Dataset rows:
○ ○ ○ ○ ○
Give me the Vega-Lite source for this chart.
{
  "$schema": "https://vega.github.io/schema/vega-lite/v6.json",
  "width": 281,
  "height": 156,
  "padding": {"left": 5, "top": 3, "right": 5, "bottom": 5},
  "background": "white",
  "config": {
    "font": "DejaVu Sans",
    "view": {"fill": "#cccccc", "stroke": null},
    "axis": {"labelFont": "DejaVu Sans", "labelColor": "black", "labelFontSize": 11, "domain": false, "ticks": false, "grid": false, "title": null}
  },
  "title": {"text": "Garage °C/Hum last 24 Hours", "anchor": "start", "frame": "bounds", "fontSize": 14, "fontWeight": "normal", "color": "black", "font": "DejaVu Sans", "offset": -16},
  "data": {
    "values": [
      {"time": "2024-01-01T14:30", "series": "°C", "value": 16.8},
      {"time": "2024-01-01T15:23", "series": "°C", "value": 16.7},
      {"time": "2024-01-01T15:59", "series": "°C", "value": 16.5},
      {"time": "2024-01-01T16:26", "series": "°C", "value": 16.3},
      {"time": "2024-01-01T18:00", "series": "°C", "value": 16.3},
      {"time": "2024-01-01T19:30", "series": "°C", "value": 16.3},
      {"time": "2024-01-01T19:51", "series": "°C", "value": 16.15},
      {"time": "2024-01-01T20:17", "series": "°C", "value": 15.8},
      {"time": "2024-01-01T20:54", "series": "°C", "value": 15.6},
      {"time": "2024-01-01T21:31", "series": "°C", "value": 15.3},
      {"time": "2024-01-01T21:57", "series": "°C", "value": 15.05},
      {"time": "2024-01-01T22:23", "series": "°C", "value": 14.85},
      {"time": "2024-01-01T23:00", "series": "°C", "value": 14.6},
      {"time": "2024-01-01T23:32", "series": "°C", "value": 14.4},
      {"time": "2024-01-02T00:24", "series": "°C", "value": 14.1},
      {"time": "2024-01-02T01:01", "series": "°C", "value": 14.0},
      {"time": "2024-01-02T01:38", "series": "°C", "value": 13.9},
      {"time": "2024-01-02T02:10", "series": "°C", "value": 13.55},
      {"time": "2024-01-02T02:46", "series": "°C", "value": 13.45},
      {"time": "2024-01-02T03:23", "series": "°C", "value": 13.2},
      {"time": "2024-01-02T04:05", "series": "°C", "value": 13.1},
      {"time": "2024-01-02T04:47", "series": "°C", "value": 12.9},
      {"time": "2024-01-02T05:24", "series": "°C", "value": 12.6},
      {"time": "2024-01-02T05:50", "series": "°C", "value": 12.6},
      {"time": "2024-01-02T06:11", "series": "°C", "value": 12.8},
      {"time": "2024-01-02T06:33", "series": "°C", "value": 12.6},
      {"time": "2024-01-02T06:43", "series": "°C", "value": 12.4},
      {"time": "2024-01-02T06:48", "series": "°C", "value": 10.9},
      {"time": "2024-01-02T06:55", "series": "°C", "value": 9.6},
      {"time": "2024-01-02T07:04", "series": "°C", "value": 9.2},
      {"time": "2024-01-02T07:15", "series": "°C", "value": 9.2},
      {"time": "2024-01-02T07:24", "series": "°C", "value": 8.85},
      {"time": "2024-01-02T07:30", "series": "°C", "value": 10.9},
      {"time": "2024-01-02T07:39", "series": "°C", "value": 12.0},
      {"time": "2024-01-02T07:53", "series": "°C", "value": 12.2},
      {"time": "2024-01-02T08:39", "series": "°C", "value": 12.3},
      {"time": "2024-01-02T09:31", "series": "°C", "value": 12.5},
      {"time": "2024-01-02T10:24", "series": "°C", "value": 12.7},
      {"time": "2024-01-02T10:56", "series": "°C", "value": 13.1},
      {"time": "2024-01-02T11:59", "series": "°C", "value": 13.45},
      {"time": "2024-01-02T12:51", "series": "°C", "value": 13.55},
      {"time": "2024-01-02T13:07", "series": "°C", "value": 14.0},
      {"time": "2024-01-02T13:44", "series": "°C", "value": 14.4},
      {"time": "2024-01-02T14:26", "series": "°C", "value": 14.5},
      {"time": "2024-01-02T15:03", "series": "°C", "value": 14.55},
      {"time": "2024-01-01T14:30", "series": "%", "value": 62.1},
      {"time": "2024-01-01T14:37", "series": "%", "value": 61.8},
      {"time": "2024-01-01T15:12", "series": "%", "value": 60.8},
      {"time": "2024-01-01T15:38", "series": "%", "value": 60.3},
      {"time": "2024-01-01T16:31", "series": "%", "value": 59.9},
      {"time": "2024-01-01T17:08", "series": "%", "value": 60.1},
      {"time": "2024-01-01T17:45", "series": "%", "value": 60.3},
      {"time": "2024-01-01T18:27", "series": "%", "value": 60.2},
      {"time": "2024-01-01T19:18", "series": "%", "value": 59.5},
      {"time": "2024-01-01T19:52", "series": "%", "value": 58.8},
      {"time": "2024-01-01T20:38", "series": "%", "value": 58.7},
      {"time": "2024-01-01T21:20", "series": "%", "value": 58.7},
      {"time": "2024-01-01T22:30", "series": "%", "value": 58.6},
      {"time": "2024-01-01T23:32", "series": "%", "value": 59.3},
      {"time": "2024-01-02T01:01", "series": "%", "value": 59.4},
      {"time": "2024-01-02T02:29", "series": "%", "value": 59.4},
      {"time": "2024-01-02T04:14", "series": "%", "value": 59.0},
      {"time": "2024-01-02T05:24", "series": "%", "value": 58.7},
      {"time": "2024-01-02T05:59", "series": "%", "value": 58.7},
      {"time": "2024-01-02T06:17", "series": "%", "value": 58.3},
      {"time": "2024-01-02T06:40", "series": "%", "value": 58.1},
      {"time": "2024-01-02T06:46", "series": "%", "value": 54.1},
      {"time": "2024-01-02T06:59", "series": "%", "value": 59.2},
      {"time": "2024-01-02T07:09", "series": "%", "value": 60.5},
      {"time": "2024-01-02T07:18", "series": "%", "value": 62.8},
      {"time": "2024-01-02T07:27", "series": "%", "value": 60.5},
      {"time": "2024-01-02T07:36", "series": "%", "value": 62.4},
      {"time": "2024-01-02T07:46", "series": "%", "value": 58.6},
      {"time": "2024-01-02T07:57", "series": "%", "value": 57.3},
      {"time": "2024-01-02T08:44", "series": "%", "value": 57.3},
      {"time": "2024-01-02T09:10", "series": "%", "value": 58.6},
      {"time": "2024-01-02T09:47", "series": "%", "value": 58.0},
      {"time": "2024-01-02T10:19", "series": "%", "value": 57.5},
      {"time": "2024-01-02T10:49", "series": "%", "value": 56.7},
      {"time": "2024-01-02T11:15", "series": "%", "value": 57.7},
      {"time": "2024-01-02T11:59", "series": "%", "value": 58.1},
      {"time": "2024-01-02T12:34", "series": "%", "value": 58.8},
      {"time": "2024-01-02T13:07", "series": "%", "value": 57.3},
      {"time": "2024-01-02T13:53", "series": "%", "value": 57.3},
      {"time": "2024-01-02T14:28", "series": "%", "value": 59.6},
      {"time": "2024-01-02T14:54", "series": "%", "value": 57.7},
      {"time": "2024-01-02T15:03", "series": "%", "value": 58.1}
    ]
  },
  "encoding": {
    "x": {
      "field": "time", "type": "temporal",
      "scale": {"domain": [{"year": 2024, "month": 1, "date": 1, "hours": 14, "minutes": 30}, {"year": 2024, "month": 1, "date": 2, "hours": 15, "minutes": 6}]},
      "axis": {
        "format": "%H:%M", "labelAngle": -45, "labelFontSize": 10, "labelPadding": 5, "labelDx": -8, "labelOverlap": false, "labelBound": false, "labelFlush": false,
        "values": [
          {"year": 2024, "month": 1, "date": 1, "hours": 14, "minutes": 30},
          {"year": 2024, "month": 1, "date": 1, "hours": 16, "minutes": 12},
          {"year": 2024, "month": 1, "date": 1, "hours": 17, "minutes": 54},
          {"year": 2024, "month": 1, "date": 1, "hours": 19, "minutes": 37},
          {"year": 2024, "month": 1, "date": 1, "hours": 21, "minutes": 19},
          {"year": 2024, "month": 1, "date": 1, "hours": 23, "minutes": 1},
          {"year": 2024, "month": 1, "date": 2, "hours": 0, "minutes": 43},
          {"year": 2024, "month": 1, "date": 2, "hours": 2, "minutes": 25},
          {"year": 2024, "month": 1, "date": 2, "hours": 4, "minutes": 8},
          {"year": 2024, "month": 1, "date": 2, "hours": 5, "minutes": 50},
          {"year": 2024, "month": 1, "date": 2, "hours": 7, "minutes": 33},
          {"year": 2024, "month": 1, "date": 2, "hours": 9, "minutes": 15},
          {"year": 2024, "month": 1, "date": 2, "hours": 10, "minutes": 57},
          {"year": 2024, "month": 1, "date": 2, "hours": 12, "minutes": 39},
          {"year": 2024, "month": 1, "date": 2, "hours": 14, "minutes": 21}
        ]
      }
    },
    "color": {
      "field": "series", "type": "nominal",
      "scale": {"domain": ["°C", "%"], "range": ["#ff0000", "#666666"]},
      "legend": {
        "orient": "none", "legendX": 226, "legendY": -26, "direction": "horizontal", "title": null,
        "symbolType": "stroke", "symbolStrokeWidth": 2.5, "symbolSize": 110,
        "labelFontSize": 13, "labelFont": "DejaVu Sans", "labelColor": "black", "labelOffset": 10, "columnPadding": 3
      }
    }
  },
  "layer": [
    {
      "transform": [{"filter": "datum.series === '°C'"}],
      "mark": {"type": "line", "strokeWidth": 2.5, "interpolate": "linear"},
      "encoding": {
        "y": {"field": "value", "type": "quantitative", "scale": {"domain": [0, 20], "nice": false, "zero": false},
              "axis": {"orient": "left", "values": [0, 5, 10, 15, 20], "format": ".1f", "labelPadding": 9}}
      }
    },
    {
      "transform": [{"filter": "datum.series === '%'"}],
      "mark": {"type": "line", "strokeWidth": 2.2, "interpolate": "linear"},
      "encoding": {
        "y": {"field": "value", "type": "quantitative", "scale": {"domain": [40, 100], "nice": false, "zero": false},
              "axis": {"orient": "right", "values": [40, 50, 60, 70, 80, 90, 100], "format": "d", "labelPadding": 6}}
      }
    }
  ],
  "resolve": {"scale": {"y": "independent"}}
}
○ ○ ○ ○ ○
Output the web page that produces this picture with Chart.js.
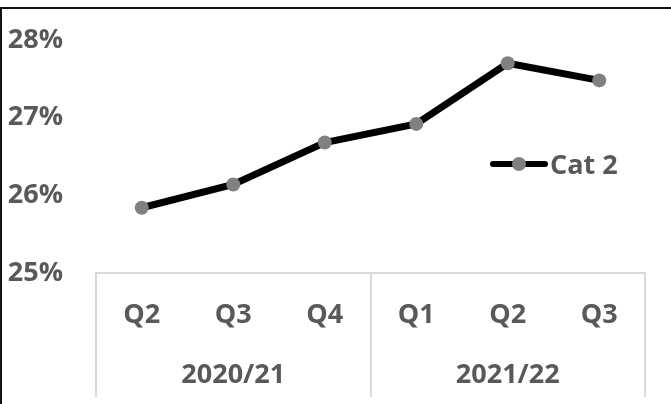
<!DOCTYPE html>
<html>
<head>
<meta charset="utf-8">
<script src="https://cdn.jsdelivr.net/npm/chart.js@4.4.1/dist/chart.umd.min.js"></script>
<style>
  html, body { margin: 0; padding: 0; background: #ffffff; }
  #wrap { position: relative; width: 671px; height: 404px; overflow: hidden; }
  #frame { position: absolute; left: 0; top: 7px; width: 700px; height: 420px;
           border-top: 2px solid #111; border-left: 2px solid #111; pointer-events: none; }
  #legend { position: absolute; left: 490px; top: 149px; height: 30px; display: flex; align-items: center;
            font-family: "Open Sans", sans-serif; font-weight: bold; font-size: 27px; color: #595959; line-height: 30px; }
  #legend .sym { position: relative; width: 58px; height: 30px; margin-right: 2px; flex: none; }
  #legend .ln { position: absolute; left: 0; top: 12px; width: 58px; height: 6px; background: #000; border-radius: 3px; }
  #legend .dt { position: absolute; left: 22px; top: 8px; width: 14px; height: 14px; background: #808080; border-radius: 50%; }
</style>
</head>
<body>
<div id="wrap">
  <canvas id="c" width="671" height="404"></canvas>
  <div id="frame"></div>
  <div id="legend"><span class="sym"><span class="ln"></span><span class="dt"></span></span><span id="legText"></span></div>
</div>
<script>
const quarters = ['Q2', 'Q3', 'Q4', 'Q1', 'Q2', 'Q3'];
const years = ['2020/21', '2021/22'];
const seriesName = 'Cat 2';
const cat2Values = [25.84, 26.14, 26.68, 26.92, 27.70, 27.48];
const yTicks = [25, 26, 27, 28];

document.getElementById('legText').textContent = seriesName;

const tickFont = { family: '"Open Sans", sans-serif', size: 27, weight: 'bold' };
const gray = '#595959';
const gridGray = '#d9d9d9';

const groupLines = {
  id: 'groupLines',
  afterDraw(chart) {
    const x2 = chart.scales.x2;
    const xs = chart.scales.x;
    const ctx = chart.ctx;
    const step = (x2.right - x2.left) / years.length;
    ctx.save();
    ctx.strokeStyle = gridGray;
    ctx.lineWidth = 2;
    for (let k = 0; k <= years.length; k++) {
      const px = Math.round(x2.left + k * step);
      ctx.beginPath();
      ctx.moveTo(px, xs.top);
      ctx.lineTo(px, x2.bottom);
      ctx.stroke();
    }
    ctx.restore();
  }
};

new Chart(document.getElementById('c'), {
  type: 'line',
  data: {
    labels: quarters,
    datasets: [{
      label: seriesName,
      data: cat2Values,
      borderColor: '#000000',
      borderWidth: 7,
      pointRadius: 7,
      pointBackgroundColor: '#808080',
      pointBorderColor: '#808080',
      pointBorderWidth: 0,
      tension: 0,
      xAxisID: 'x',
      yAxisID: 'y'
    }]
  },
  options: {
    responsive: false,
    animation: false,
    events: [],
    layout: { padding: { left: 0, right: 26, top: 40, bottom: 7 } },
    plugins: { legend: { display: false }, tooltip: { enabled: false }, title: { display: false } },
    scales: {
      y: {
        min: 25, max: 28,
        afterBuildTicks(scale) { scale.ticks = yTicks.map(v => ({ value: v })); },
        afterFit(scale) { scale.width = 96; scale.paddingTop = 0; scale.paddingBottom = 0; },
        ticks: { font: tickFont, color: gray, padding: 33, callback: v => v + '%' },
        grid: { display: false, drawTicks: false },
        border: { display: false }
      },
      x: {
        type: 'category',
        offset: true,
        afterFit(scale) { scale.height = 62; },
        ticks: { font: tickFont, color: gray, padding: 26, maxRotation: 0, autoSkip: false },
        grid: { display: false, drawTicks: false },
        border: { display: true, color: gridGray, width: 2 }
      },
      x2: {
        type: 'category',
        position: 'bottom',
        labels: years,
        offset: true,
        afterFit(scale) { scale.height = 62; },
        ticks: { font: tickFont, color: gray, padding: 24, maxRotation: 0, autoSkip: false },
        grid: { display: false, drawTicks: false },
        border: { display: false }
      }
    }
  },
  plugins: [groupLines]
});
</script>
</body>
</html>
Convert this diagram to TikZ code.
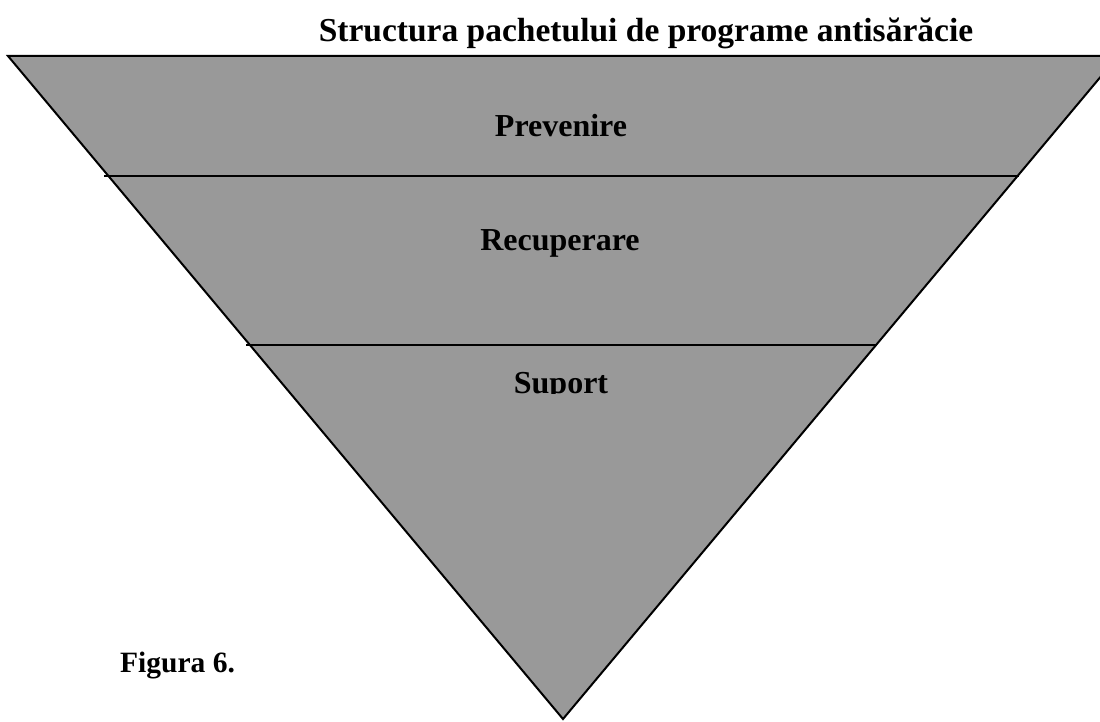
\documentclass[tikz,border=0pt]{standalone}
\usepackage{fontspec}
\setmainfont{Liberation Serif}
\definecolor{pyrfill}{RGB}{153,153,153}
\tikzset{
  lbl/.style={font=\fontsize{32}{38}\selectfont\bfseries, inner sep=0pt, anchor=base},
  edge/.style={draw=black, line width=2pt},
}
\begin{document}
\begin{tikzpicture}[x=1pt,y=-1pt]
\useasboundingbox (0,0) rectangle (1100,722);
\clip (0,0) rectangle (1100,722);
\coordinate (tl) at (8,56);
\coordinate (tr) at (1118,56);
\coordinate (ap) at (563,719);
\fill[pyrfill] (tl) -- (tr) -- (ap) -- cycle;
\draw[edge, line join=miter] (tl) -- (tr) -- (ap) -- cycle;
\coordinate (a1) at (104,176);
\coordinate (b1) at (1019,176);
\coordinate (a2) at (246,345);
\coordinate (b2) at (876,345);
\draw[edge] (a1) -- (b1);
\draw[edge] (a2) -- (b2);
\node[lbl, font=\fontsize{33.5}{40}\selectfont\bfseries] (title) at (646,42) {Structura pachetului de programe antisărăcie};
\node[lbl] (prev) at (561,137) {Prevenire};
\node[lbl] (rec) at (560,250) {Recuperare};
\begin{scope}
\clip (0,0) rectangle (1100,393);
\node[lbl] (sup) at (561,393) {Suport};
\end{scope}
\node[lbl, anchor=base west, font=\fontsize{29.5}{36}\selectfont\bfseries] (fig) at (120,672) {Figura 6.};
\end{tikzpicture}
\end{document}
○ ○ ○ ○ ○
**Short problem:** Tally the lines of the data that hold the string "this". Answer with the number and nothing more.

**Reply:** 3